Peter walks toward Jesus and that I believe that this is what is asked of each of us. Do we dare to walk toward Jesus? Peter fresh from Christ’s provision in the wilderness is able to risk getting out of the boat. Can we trusting in God’s goodness walk toward Jesus in the mist of whatever risk we face: the work of a relationship, the healing of a deep wound, the adventure of a new opportunity, the challenge of working for justice? In the end, Peter gets a C- minus in walking on water but he is also the first to experience the saving help of his friend and rabbi Jesus. Christ’s grace is sufficient for our needs, for God’s strength is made perfect in our weakness (II Cor. 12:9). And this is the freedom that comes from the risk of faith, it allows us to trust not in our own abilities or our own success but to trust that we are truly in God’s hands even when it looks like we might fail or sink into the waves.

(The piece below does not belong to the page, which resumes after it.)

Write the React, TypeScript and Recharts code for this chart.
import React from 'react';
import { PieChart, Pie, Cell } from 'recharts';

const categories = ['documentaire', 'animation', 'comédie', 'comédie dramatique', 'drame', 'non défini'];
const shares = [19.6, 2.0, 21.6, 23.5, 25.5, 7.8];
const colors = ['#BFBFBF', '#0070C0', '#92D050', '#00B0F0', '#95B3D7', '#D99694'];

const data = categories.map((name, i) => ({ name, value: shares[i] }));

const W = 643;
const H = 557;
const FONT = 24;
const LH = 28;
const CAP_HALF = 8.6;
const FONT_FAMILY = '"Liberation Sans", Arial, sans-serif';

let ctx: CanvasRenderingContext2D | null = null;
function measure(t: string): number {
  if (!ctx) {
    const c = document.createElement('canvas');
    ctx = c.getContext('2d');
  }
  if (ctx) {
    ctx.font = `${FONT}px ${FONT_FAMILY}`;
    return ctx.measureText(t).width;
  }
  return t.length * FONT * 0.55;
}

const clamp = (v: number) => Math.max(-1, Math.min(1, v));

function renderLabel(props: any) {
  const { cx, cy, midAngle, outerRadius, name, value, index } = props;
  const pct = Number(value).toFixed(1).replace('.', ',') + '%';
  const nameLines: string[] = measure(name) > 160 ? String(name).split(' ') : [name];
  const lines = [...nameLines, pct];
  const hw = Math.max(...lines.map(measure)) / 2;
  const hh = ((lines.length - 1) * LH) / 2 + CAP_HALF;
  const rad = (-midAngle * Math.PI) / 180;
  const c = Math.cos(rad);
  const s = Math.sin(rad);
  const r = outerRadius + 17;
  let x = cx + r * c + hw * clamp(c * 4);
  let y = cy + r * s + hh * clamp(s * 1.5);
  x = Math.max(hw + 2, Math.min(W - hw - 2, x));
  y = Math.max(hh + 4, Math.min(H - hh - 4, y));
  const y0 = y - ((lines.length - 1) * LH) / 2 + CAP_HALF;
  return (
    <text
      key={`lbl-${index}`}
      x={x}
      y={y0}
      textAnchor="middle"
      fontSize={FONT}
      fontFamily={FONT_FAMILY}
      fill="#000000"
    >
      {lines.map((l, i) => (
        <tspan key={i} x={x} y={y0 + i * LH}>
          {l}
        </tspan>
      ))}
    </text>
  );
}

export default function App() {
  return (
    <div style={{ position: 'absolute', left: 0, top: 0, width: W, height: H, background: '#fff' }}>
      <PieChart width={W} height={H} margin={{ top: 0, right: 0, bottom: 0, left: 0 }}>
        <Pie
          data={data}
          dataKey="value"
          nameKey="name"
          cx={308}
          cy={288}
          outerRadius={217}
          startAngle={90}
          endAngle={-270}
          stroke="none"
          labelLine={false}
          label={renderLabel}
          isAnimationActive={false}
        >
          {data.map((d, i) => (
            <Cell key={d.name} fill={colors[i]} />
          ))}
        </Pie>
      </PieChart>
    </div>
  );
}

Faith is always about risk-taking. It is our daring to say “Yes” to God in tender and vulnerable ways that allow God to show us that we are not alone. As followers of Jesus we are urged to learn to live with uncertainties and the possibility of failure. Jesus is the one who recklessly commands us to leave the safety of the boat, to step into the sea, and test the waters with him in front of us. That’s Jesus, an inveterate risk-taker. He is always calling us to take a chance in the deep water instead of merely splashing around in the shallows. If we want to be close to Jesus, as this story challenges, we need to be willing to venture forth out onto the sea. We have to be willing to get out of our comfort zone and into a place where our need of God is greater than our need for success. This doesn’t mean that there is no discernment of what risk we are being called to or what yes we are feeling rise within our hearts but it does mean that faith is essentially an action.

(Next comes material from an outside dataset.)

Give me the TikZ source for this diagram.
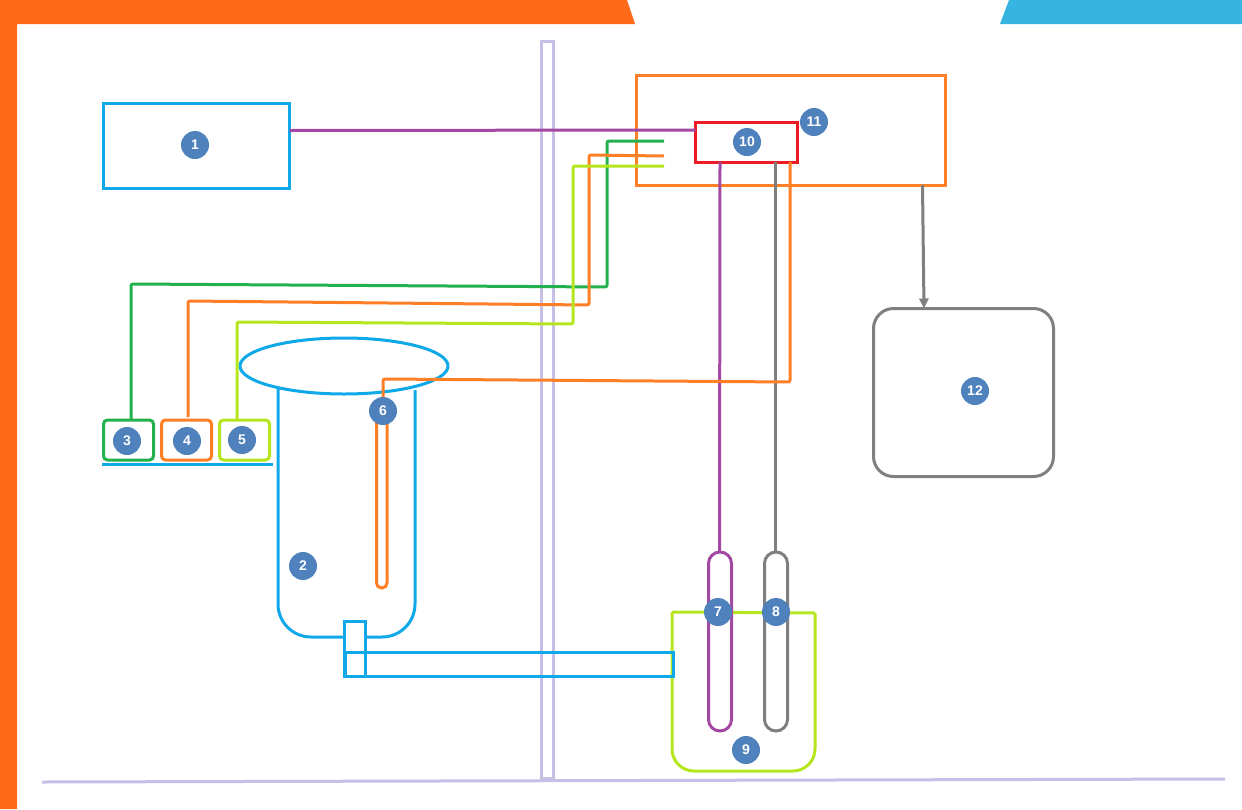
\documentclass[tikz,border=0pt]{standalone}
\usepackage{fontspec}
\setsansfont{Liberation Sans}
\usepackage{xcolor}
\usetikzlibrary{arrows.meta,positioning,shapes.geometric}
\definecolor{wallc}{HTML}{C8BFE7}
\definecolor{bluec}{HTML}{0FA8E8}
\definecolor{orangec}{HTML}{FF7F27}
\definecolor{greenc}{HTML}{22B14C}
\definecolor{limec}{HTML}{B5E61D}
\definecolor{redc}{HTML}{ED1C24}
\definecolor{purplec}{HTML}{A349A4}
\definecolor{grayc}{HTML}{7F7F7F}
\definecolor{badgec}{HTML}{4F81BD}
\definecolor{bannero}{HTML}{FF6A1A}
\definecolor{bannerb}{HTML}{38B4E3}

\begin{document}
\begin{tikzpicture}[
  x=1pt,y=-1pt,
  boxc/.style={draw,line width=3pt,inner sep=0pt,outer sep=0pt},
  sensor/.style={boxc,rounded corners=4pt,minimum width=50pt,minimum height=40pt},
  tube/.style={boxc,rounded corners=11.5pt,minimum width=23pt,minimum height=179pt},
  wire/.style={line width=3pt,rounded corners=2pt},
  badge/.style={circle,fill=badgec,text=white,font=\sffamily\bfseries\fontsize{14}{14}\selectfont,minimum size=28pt,inner sep=0pt}
]
\useasboundingbox (0,0) rectangle (1242,809);
\fill[white] (0,0) rectangle (1242,809);
\fill[bannero] (0,0) -- (627,0) -- (635,24) -- (17,24) -- (17,809) -- (0,809) -- cycle;
\fill[bannerb] (1009,0) -- (1242,0) -- (1242,24) -- (1000,24) -- cycle;

% wall and floor
\node[boxc,draw=wallc,minimum width=12pt,minimum height=737pt] (wall) at (547,409.5) {};
\coordinate (floorL) at (42,782);
\coordinate (floorR) at (1225,779);
\draw[wallc,line width=3pt] (floorL) -- (floorR);

% boxes
\node[boxc,draw=bluec,minimum width=186pt,minimum height=85pt] (pump) at (196.5,145.5) {};
\node[boxc,draw=orangec,minimum width=309pt,minimum height=110pt] (cabinet) at (790.5,130) {};
\node[boxc,draw=grayc,rounded corners=20pt,minimum width=180pt,minimum height=168pt] (display) at (963.5,392.5) {};
\node[sensor,draw=greenc] (sensorA) at (128.5,440) {};
\node[sensor,draw=orangec,right=8pt of sensorA] (sensorB) {};
\node[sensor,draw=limec,right=8pt of sensorB] (sensorC) {};
\coordinate (shelfL) at (102,464);
\coordinate (shelfR) at (273,464);
\draw[bluec,line width=3pt] (shelfL) -- (shelfR);

% bath
\draw[limec,line width=3pt,rounded corners=22pt] (672,612) -- (672,771) -- (815,771) -- (815,613);
\draw[limec,line width=3pt] (672,612) -- (815,613);
\node[tube,draw=purplec] (tubeA) at (720,641.5) {};
\node[tube,draw=grayc] (tubeB) at (776,641.5) {};

% tank
\draw[bluec,line width=3pt,rounded corners=33pt] (278,388) -- (278,637) -- (344,637);
\draw[bluec,line width=3pt,rounded corners=33pt] (366,637) -- (415,637) -- (415,390);
\node[ellipse,boxc,draw=bluec,minimum width=208pt,minimum height=56pt] (tanktop) at (344,366) {};
\node[boxc,draw=bluec,minimum width=21pt,minimum height=55pt] (outlet) at (355,648.5) {};
\node[boxc,draw=bluec,minimum width=328pt,minimum height=24pt] (pipe) at (509,664.5) {};

% controller
\node[boxc,draw=redc,minimum width=102pt,minimum height=40pt] (ctrl) at (746.5,142) {};
\draw[purplec,wire] ([yshift=15pt]pump.east) -- ([yshift=12pt]ctrl.west);
\draw[purplec,wire] ([xshift=-26.5pt]ctrl.south) -- ([xshift=-0.5pt]tubeA.north);
\draw[grayc,wire] ([xshift=28.5pt]ctrl.south) -- ([xshift=-1pt]tubeB.north);
\draw[grayc,line width=3pt,-{Triangle[length=10pt,width=9pt]}] ([xshift=132pt]cabinet.south) -- ([xshift=-39.5pt]display.north);

% sensor wires
\coordinate (endA) at (664,141);
\coordinate (endB) at (664,156);
\coordinate (endC) at (664,166);
\draw[greenc,wire] (sensorA.north) ++(2.5,0) -- (131,284) -- (607,287) -- (607,141) -- (endA);
\draw[orangec,wire] (188,417) -- (188,301) -- (589,305) -- (589,155) -- (endB);
\draw[limec,wire] (237,420) -- (237,322) -- (573,324) -- (573,166) -- (endC);

% heater
\draw[orangec,wire] (790,162) -- (790,382) -- (383,379) -- (383,400);
\draw[orangec,line width=3pt,rounded corners=5pt] (376.5,420) -- (376.5,588) -- (387,588) -- (387,420);

% number badges
\node[badge] (n1) at (195,145) {1};
\node[badge] (n2) at (303,566) {2};
\node[badge] (n3) at (127,441) {3};
\node[badge] (n4) at (187,441) {4};
\node[badge] (n5) at (242,440) {5};
\node[badge] (n6) at (383,411) {6};
\node[badge] (n7) at (718,612) {7};
\node[badge] (n8) at (776,612) {8};
\node[badge] (n9) at (746,750) {9};
\node[badge] (n10) at (747,142) {10};
\node[badge] (n11) at (814,122) {11};
\node[badge] (n12) at (975,391) {12};
\end{tikzpicture}
\end{document}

It is helpful to realize that in the gospel writing of John believing or faith is always a verb and never a noun. Faith is not a possession it is an activity. As one theologian said, “It is like a song that disappears when you stop singing.”
This story is numinous because it is so true to life. We are all of us a mixture of fear and faith of doubt and belief. We alternate between cowering in the boat and leaping onto the waves with Jesus. If I am truthful it is my own doubts that keep me wondering and pursuing the life of faith. My doubts move me along and remind me that the world is not as it should be, the world, including me needs God, it needs the vision of the kingdom of God to break in. But like the epileptic’s father in Mark’s gospel, I am willing to pray, “I believe, help my unbelief!” (Mark 9:24)
Put simply I cannot walk on water. I might be more likely to pay the 25 cents for the ferry. But this God-bearing story calls us into a life that accepts the risk of faith that God places in front of each of us without fail. Only you can know where Christ is calling you into deep trust in God? There are times when what we most need is to leave the safety of the boat and the easy fellowship of our companions and venture out into the unknown waters knowing that it is there in that nexus of faith and fear that we will find Jesus striding toward us ready not only to reach out a hand to help but to pull us deeper into God’s saving embrace where we will come to know more fully who we are and more importantly to whom we belong.